Approval wasn’t needed for the August portion of the hunt, which is considered a “management take” outside of traditional early season guidelines, but the maximum limit for the September part of the early season previously was eight.

North Dakota offered its first statewide September Canada goose season in 2000, expanding the hunt to mid-August in 2008.

Last year, Szymanski said, Game and Fish raised the early season bag from five to eight, and hunters killed more than 55,000 Canada geese during the early season, based on Game and Fish estimates. That’s about the same number of Canada geese that hunters killed in Washington during the three-month general season in 2010. North Dakota hunters killed another 90,000 Canada geese during the regular season, according to federal harvest statistics.

The early season has attracted about 5,000 hunters each of the past five years, Szymanski said.

Minnesota, by comparison, routinely leads the country in Canada goose harvest, killing nearly 250,000 birds annually, including 100,000 during the early season. Cordts, the DNR waterfowl biologist in Bemidji, said hunting helped keep numbers relatively stable for the past decade until this spring, when Minnesota reported its highest Canada goose population on record with an estimated 434,000 geese.

“We still have at least the potential to harvest a lot of geese – we shoot almost a quarter-million a year” in Minnesota, Cordts said. “But both of the Dakotas don’t have the hunter numbers to shoot that many geese.”

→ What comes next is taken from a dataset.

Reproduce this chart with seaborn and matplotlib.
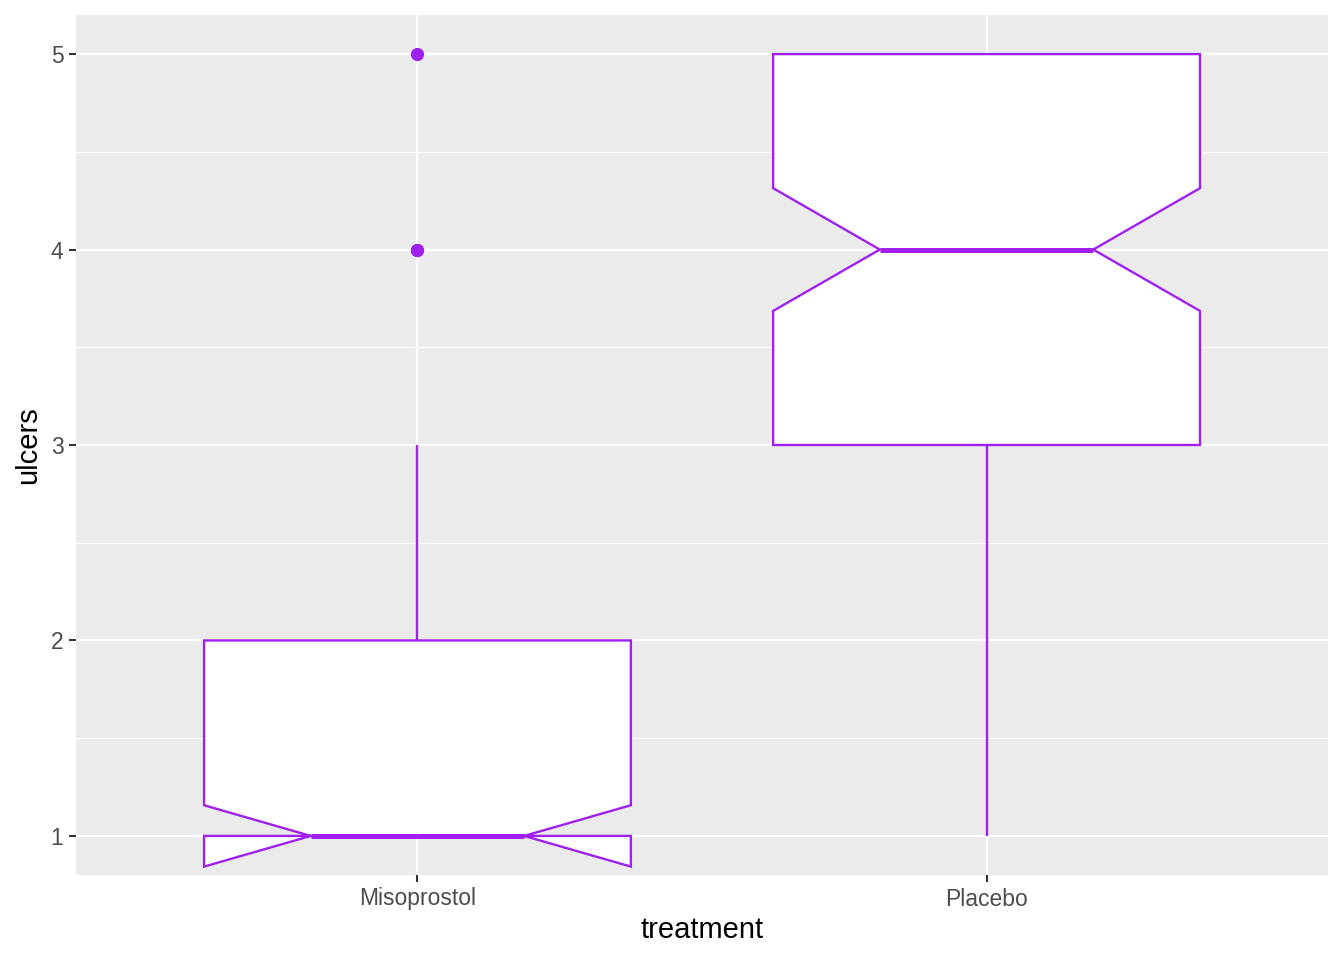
import numpy as np
import pandas as pd
import matplotlib.pyplot as plt
import seaborn as sns
from matplotlib.ticker import MultipleLocator

# ulcer counts per patient: how many patients had 1..5 ulcers in each group
ulcer_values = [1, 2, 3, 4, 5]
misoprostol_counts = [55, 30, 12, 2, 1]
placebo_counts = [5, 10, 25, 25, 35]
treatments = ['Misoprostol', 'Placebo']

df = pd.DataFrame({
    'treatment': np.repeat(treatments, [sum(misoprostol_counts), sum(placebo_counts)]),
    'ulcers': np.concatenate([np.repeat(ulcer_values, misoprostol_counts),
                              np.repeat(ulcer_values, placebo_counts)]),
})

purple = '#A020F0'

sns.set_theme(style='darkgrid', rc={
    'axes.facecolor': '#EBEBEB',
    'grid.color': 'white',
    'figure.facecolor': 'white',
})
plt.rcParams['font.family'] = ['Liberation Sans', 'DejaVu Sans']

fig = plt.figure(figsize=(13.44, 9.6), dpi=100)
ax = fig.add_axes([76 / 1344, 1 - 875 / 960, (1328 - 76) / 1344, (875 - 15) / 960])

sns.boxplot(
    data=df, x='treatment', y='ulcers', order=treatments,
    notch=True, color='white', saturation=1, linecolor=purple,
    linewidth=1.7, width=0.75, fliersize=8.5, ax=ax,
    medianprops={'linewidth': 3.6, 'color': purple},
    capprops={'linewidth': 0},
    flierprops={'marker': 'o', 'markerfacecolor': purple,
                'markeredgecolor': purple},
)

ax.set_xlim(-0.6, 1.6)
ax.set_ylim(0.8, 5.2)
ax.yaxis.set_major_locator(MultipleLocator(1))
ax.yaxis.set_minor_locator(MultipleLocator(0.5))
ax.grid(which='major', color='white', linewidth=1.6)
ax.grid(which='minor', axis='y', color='white', linewidth=0.8)
ax.set_axisbelow(True)
for s in ax.spines.values():
    s.set_visible(False)

ax.tick_params(axis='both', which='major', bottom=True, left=True,
               length=5, width=1.5, color='#333333',
               labelcolor='#4D4D4D', labelsize=16.5, pad=4)
ax.tick_params(axis='y', which='minor', length=0)
ax.set_xlabel('treatment', fontsize=21, color='black', labelpad=4)
ax.set_ylabel('ulcers', fontsize=21, color='black', labelpad=6)

fig.savefig('out.png', dpi=100)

If Canada goose populations continue to rise, Cordts said the DNR might have to take more extreme measures, such as the August hunt North Dakota offers or an increase in the five-bird September and three-bird regular-season limits.

Set the limits too high, and there’s also the risk of reducing giant Canada geese to vermin status, something that already has happened with snow geese, another overly abundant species known by some as “sky carp.”

“It all depends on how people start talking about them. It’s a really hard thing to control.”

And as wildlife managers know all too well, the same can be said for the geese.